Review by Laurie Atkinson [Reproduced with permission of Fairfax Media] 25th Feb 2008

First performed in 422 BC, Wasps is Aristophanes’ satirical attack on the deteriorating state of Athenian society and its passion for litigation.

With a rambling plot about Anticleon (Robert Tripe) trying to stop his crusty old father, Procleon (Robert Hickey), from getting carried away with yet more power dispensing justice as a member of a jury, a mock trial of a dog, and the old man escaping the house, getting drunk at a party and returning with a flute girl, Wasps has lost its satirical sting, despite a pointed contemporary parallel being made when a brief stab is aimed at the United States over Iraq.

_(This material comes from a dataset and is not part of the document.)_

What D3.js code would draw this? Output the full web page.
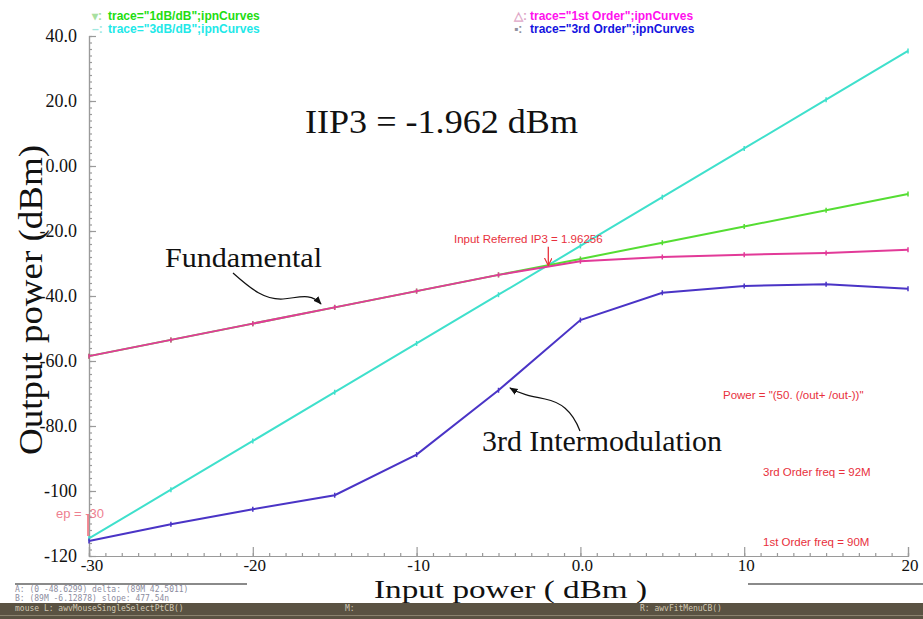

What we get in Toby Papazoglou’s production is a Marx Brother-like zaniness as father and son, two incompetent slaves (Asalemo Tofete, Fraser McLeod) and two members of the chorus (Jerome Leota, Gavin Rutherford) argue, fight and scale the vertiginous scaffolding setting, sit amongst the audience and run up and down the driveway beside the amphitheatre.

The comedy ambles along and is a bit of a hit and a miss but when it hits it’s great fun, and it is exuberantly performed by the entire cast. Gavin Rutherford provides some funny ad libs and asides when he is sitting amongst the audience, and Robert Hickey gets amusingly apoplectic as the jury-mad Athenian.

The play has been translated by Tolis Papazoglou, who also designed the set. It’s a lively translation (I particularly liked ‘a lady of negotiable affections’) and he mercifully shortens the pages-long speeches that are in my copy of a staid translation of the play.

The trial of the dog accused of stealing some Sicilian cheese is the highlight of the play, particularly as the accused wanted to lick his handler’s face. The old adage ‘never act with animals and children’ still applies but I would also add to it that one shouldn’t act with Asalemo Tofete when he’s in drag, but even he couldn’t upstage the two surprise visitors that were brought on at the end of the trial.

This enjoyable evening ends with a Greek dance with the audience joining in which is appropriate as the last speech in my old fashioned translation says: For never yet, I warrant, has an actor till today/Led out a chorus, dancing, at the end of the play.